Given problem
Copy each line containing the word "this" from the records that follow, please.

Given records
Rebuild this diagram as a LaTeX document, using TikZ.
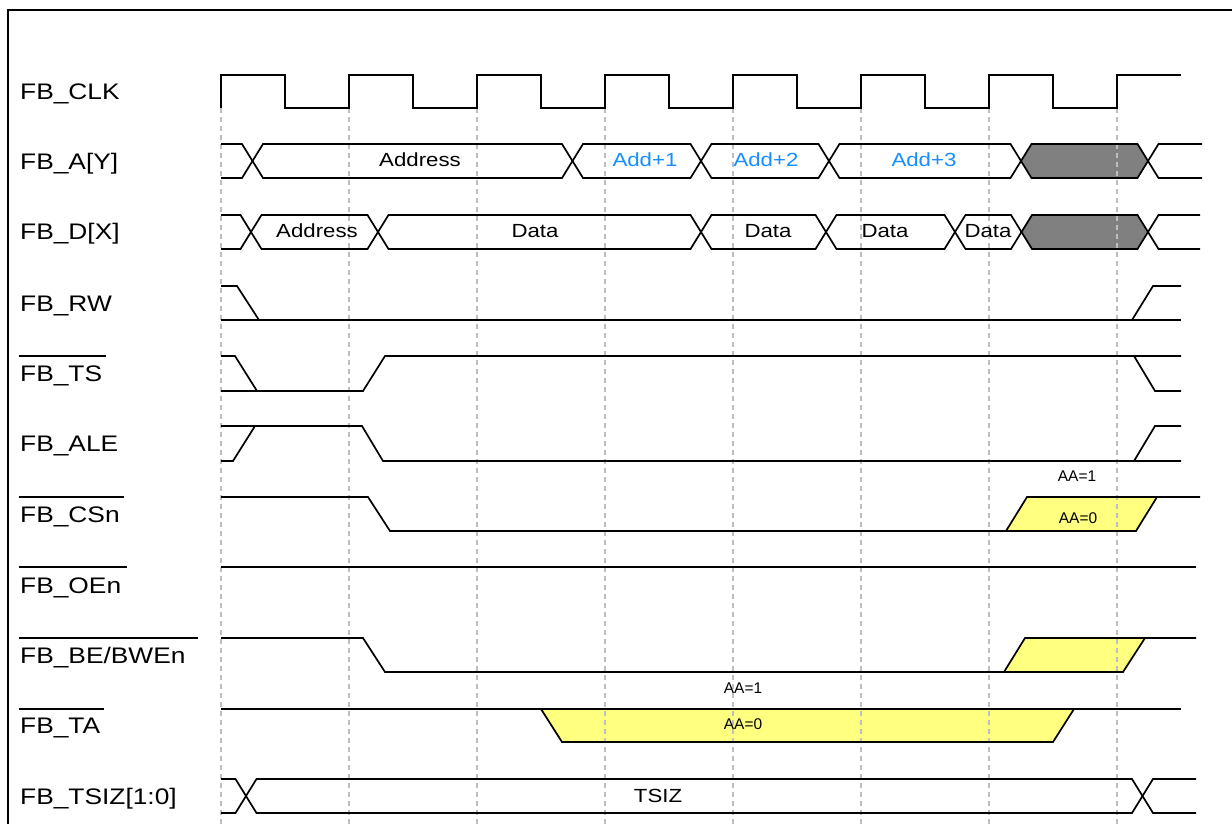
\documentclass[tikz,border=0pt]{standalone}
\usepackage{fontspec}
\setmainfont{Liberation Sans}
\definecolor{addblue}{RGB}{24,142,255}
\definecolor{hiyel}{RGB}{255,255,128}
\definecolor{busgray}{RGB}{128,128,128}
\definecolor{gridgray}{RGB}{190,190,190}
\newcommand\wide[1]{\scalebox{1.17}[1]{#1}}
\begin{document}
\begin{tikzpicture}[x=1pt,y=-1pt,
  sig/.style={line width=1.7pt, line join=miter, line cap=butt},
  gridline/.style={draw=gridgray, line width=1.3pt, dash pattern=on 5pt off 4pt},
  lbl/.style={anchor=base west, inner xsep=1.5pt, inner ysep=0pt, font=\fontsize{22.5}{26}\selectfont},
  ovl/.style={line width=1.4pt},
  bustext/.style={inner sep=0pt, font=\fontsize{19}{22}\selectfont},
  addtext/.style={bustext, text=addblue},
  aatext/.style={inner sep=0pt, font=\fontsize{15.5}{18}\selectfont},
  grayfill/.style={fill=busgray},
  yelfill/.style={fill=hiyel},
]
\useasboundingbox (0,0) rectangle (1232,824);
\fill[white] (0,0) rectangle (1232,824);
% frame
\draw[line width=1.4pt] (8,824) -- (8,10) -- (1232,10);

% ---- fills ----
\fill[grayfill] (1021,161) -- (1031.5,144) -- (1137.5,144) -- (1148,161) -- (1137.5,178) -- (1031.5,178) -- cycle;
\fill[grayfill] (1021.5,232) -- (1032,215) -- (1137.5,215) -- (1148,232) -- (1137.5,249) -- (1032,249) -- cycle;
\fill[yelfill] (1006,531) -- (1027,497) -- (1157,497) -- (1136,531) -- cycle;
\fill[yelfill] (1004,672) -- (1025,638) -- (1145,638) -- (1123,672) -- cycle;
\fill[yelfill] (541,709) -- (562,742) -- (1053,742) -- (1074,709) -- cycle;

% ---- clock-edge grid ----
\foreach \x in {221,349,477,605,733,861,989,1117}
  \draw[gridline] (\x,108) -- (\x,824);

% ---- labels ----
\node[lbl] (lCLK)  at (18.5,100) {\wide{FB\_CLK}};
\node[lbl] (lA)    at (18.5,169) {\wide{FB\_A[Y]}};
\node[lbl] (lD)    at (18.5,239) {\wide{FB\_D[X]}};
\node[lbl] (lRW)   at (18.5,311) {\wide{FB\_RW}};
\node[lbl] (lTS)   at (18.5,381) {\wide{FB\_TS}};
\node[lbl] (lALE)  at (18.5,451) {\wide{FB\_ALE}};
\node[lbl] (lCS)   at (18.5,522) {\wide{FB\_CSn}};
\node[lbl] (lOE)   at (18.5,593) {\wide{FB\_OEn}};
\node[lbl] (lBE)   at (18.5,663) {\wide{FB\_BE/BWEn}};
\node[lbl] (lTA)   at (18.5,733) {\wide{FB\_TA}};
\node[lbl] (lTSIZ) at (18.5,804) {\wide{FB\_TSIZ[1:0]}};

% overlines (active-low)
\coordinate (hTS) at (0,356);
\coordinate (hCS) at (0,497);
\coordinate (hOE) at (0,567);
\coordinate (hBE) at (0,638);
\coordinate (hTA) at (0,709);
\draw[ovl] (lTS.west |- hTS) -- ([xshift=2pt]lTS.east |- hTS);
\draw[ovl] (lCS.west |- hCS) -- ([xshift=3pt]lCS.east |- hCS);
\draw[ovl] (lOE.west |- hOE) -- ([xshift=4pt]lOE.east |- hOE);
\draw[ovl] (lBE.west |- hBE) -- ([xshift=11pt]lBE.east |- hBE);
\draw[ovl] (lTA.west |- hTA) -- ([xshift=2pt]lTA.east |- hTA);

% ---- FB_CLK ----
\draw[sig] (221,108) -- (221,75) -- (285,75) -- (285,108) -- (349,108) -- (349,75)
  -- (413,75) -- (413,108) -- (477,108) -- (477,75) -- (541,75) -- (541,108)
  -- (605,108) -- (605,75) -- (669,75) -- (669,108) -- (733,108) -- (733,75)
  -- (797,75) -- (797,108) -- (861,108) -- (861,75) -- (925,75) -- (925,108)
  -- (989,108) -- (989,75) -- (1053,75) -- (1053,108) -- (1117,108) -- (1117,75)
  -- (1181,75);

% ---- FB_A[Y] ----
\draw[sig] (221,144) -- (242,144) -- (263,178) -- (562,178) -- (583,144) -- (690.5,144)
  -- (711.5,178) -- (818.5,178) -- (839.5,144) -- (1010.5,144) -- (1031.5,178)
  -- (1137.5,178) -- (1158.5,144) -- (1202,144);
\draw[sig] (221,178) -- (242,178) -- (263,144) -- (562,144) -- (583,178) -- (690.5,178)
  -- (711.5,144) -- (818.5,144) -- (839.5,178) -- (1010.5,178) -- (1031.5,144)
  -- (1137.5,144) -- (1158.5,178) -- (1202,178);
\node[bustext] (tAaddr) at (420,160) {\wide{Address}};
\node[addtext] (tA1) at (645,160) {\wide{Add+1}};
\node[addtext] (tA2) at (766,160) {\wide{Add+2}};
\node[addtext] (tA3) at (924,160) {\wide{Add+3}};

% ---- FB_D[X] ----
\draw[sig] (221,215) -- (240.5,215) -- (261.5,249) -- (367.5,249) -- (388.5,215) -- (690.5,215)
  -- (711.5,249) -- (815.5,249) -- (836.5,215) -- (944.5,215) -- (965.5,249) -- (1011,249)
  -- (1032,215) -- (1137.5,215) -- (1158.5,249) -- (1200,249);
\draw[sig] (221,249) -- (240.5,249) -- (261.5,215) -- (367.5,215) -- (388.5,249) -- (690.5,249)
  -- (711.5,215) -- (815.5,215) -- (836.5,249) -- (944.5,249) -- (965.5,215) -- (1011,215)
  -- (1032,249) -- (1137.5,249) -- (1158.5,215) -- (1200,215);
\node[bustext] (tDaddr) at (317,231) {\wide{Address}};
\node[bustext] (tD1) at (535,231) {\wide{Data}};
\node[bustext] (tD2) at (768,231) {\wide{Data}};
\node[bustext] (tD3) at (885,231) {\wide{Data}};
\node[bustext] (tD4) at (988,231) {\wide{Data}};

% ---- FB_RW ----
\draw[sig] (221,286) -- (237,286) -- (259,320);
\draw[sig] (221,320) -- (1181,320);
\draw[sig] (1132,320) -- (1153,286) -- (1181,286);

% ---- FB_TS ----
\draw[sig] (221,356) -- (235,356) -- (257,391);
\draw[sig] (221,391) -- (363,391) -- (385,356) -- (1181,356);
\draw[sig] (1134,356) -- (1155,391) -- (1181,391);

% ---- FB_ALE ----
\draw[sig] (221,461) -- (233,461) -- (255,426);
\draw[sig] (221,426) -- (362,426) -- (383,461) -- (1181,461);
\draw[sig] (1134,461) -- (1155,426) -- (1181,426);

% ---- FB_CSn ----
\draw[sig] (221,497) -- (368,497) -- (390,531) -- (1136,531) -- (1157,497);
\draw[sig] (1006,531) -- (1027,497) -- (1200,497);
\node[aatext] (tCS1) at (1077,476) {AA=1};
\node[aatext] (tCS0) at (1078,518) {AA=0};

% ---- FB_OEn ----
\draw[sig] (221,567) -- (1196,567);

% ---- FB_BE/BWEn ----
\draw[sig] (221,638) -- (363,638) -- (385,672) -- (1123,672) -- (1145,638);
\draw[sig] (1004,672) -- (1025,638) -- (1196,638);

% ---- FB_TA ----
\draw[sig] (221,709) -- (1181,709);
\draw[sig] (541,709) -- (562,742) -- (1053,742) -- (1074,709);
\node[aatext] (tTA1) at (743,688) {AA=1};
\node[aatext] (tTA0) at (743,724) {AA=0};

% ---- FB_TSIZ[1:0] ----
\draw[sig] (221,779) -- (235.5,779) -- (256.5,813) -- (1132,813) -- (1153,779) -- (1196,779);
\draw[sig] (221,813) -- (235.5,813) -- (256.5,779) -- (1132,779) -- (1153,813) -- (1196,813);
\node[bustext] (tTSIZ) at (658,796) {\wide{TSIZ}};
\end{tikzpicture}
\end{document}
...
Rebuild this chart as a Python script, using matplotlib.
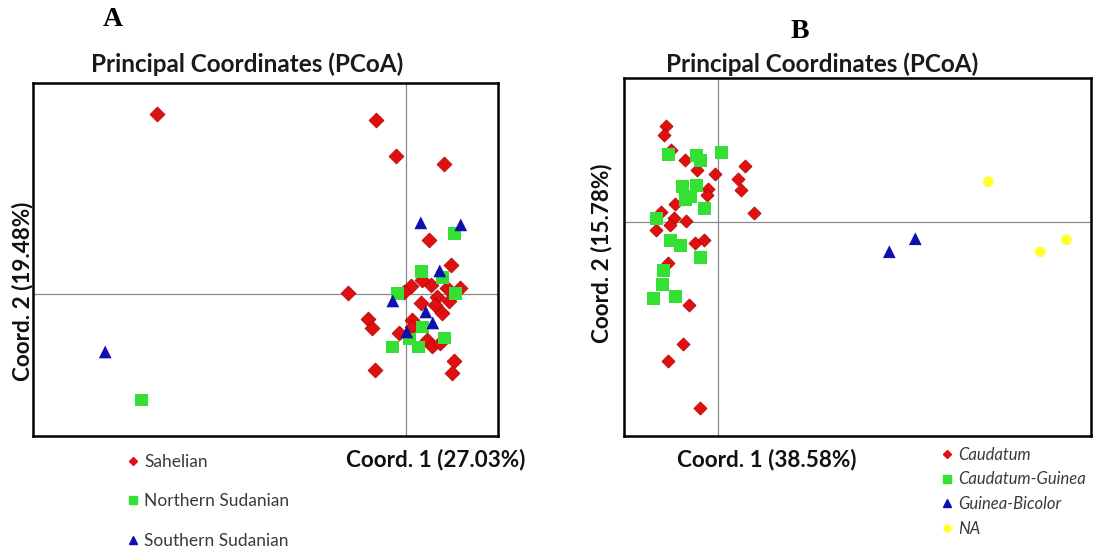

Solved problem
Rebuild this diagram as a LaTeX document, using TikZ.
Rebuild this chart as a Python script, using matplotlib.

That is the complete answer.